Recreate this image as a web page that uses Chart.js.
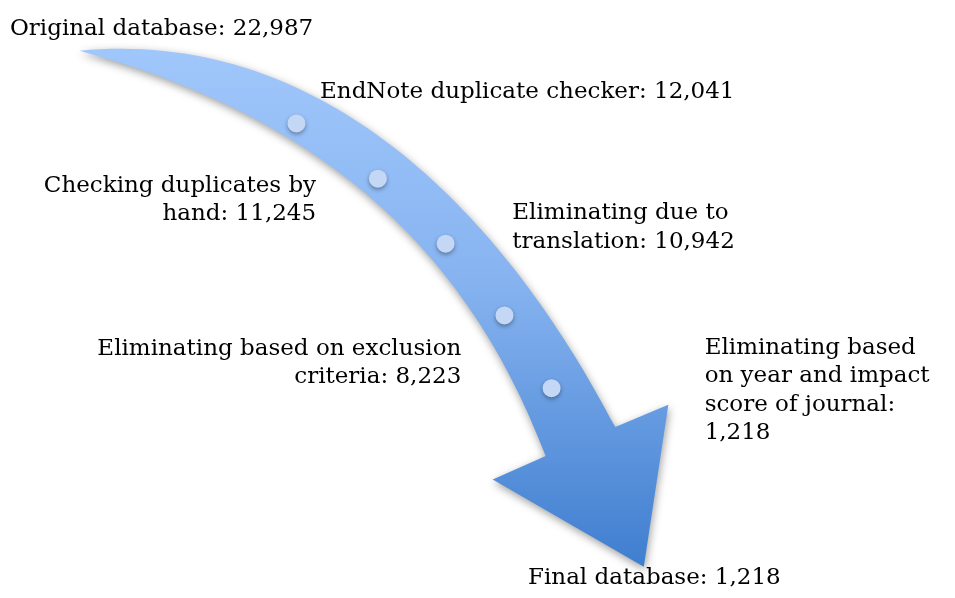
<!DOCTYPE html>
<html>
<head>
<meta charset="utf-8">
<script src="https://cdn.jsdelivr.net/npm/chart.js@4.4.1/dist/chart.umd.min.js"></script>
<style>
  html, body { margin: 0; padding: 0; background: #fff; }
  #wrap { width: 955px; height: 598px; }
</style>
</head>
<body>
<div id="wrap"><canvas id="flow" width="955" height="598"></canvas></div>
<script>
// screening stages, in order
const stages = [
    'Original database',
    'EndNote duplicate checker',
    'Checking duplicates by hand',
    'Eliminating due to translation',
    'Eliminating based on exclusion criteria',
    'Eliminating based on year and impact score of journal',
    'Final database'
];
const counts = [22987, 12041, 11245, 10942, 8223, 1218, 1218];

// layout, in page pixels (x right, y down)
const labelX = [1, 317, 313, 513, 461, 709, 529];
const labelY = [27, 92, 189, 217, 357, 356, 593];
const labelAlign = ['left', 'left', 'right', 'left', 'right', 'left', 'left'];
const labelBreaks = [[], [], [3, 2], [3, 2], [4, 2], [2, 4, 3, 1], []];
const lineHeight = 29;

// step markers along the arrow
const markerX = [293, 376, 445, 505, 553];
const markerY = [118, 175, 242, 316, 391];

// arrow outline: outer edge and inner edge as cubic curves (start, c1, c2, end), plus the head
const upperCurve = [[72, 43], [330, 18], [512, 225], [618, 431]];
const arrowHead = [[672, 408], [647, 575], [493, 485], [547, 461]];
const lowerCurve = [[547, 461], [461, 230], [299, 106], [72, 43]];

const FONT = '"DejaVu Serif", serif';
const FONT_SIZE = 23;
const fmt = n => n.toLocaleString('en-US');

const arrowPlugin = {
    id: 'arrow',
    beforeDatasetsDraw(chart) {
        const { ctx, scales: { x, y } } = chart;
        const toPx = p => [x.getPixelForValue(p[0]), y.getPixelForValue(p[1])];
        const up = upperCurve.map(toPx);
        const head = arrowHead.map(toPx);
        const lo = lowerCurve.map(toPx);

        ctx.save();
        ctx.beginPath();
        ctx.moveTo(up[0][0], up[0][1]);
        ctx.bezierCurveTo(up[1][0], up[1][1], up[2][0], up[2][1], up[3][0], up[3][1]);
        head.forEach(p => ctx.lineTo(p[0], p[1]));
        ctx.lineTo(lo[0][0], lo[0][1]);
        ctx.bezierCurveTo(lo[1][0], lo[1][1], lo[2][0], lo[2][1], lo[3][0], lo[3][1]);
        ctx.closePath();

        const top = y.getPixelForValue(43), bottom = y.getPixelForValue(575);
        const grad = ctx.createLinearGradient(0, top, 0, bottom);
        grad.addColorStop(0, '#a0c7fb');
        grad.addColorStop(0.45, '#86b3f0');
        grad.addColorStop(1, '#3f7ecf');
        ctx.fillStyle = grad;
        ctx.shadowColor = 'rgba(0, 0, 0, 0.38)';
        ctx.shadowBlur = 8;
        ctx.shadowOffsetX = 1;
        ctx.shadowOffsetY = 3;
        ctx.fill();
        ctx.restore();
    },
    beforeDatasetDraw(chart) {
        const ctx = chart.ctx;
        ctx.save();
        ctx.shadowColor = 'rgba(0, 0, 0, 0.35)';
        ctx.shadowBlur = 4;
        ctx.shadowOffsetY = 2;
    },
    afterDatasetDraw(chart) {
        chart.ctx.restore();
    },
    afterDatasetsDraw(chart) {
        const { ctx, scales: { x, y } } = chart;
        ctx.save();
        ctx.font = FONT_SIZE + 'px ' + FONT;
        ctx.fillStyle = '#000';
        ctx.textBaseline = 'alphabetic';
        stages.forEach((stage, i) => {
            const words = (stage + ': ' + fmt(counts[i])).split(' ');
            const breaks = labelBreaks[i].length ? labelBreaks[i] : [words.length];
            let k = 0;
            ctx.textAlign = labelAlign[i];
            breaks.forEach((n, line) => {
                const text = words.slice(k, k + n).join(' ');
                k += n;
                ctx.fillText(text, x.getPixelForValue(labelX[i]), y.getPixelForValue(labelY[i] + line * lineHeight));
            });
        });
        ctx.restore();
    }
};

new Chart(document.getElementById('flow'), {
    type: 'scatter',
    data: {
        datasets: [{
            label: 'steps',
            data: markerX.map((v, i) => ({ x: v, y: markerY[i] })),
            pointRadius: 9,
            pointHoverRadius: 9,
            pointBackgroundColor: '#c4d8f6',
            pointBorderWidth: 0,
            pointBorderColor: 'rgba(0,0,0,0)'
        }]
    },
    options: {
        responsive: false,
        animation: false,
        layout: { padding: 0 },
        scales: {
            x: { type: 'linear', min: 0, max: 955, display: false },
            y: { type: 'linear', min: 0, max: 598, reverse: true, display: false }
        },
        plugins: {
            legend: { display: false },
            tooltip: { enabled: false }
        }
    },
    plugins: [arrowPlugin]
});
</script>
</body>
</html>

########

WHAT YOU WILL DO: Give the material again exactly as it is, but keep the pictures out.

SOLUTION TO THIS PROBLEM:
Recreate this image as a web page that uses Chart.js.
<!DOCTYPE html>
<html>
<head>
<meta charset="utf-8">
<script src="https://cdn.jsdelivr.net/npm/chart.js@4.4.1/dist/chart.umd.min.js"></script>
<style>
  html, body { margin: 0; padding: 0; background: #fff; }
  #wrap { width: 955px; height: 598px; }
</style>
</head>
<body>
<div id="wrap"><canvas id="flow" width="955" height="598"></canvas></div>
<script>
// screening stages, in order
const stages = [
    'Original database',
    'EndNote duplicate checker',
    'Checking duplicates by hand',
    'Eliminating due to translation',
    'Eliminating based on exclusion criteria',
    'Eliminating based on year and impact score of journal',
    'Final database'
];
const counts = [22987, 12041, 11245, 10942, 8223, 1218, 1218];

// layout, in page pixels (x right, y down)
const labelX = [1, 317, 313, 513, 461, 709, 529];
const labelY = [27, 92, 189, 217, 357, 356, 593];
const labelAlign = ['left', 'left', 'right', 'left', 'right', 'left', 'left'];
const labelBreaks = [[], [], [3, 2], [3, 2], [4, 2], [2, 4, 3, 1], []];
const lineHeight = 29;

// step markers along the arrow
const markerX = [293, 376, 445, 505, 553];
const markerY = [118, 175, 242, 316, 391];

// arrow outline: outer edge and inner edge as cubic curves (start, c1, c2, end), plus the head
const upperCurve = [[72, 43], [330, 18], [512, 225], [618, 431]];
const arrowHead = [[672, 408], [647, 575], [493, 485], [547, 461]];
const lowerCurve = [[547, 461], [461, 230], [299, 106], [72, 43]];

const FONT = '"DejaVu Serif", serif';
const FONT_SIZE = 23;
const fmt = n => n.toLocaleString('en-US');

const arrowPlugin = {
    id: 'arrow',
    beforeDatasetsDraw(chart) {
        const { ctx, scales: { x, y } } = chart;
        const toPx = p => [x.getPixelForValue(p[0]), y.getPixelForValue(p[1])];
        const up = upperCurve.map(toPx);
        const head = arrowHead.map(toPx);
        const lo = lowerCurve.map(toPx);

        ctx.save();
        ctx.beginPath();
        ctx.moveTo(up[0][0], up[0][1]);
        ctx.bezierCurveTo(up[1][0], up[1][1], up[2][0], up[2][1], up[3][0], up[3][1]);
        head.forEach(p => ctx.lineTo(p[0], p[1]));
        ctx.lineTo(lo[0][0], lo[0][1]);
        ctx.bezierCurveTo(lo[1][0], lo[1][1], lo[2][0], lo[2][1], lo[3][0], lo[3][1]);
        ctx.closePath();

        const top = y.getPixelForValue(43), bottom = y.getPixelForValue(575);
        const grad = ctx.createLinearGradient(0, top, 0, bottom);
        grad.addColorStop(0, '#a0c7fb');
        grad.addColorStop(0.45, '#86b3f0');
        grad.addColorStop(1, '#3f7ecf');
        ctx.fillStyle = grad;
        ctx.shadowColor = 'rgba(0, 0, 0, 0.38)';
        ctx.shadowBlur = 8;
        ctx.shadowOffsetX = 1;
        ctx.shadowOffsetY = 3;
        ctx.fill();
        ctx.restore();
    },
    beforeDatasetDraw(chart) {
        const ctx = chart.ctx;
        ctx.save();
        ctx.shadowColor = 'rgba(0, 0, 0, 0.35)';
        ctx.shadowBlur = 4;
        ctx.shadowOffsetY = 2;
    },
    afterDatasetDraw(chart) {
        chart.ctx.restore();
    },
    afterDatasetsDraw(chart) {
        const { ctx, scales: { x, y } } = chart;
        ctx.save();
        ctx.font = FONT_SIZE + 'px ' + FONT;
        ctx.fillStyle = '#000';
        ctx.textBaseline = 'alphabetic';
        stages.forEach((stage, i) => {
            const words = (stage + ': ' + fmt(counts[i])).split(' ');
            const breaks = labelBreaks[i].length ? labelBreaks[i] : [words.length];
            let k = 0;
            ctx.textAlign = labelAlign[i];
            breaks.forEach((n, line) => {
                const text = words.slice(k, k + n).join(' ');
                k += n;
                ctx.fillText(text, x.getPixelForValue(labelX[i]), y.getPixelForValue(labelY[i] + line * lineHeight));
            });
        });
        ctx.restore();
    }
};

new Chart(document.getElementById('flow'), {
    type: 'scatter',
    data: {
        datasets: [{
            label: 'steps',
            data: markerX.map((v, i) => ({ x: v, y: markerY[i] })),
            pointRadius: 9,
            pointHoverRadius: 9,
            pointBackgroundColor: '#c4d8f6',
            pointBorderWidth: 0,
            pointBorderColor: 'rgba(0,0,0,0)'
        }]
    },
    options: {
        responsive: false,
        animation: false,
        layout: { padding: 0 },
        scales: {
            x: { type: 'linear', min: 0, max: 955, display: false },
            y: { type: 'linear', min: 0, max: 598, reverse: true, display: false }
        },
        plugins: {
            legend: { display: false },
            tooltip: { enabled: false }
        }
    },
    plugins: [arrowPlugin]
});
</script>
</body>
</html>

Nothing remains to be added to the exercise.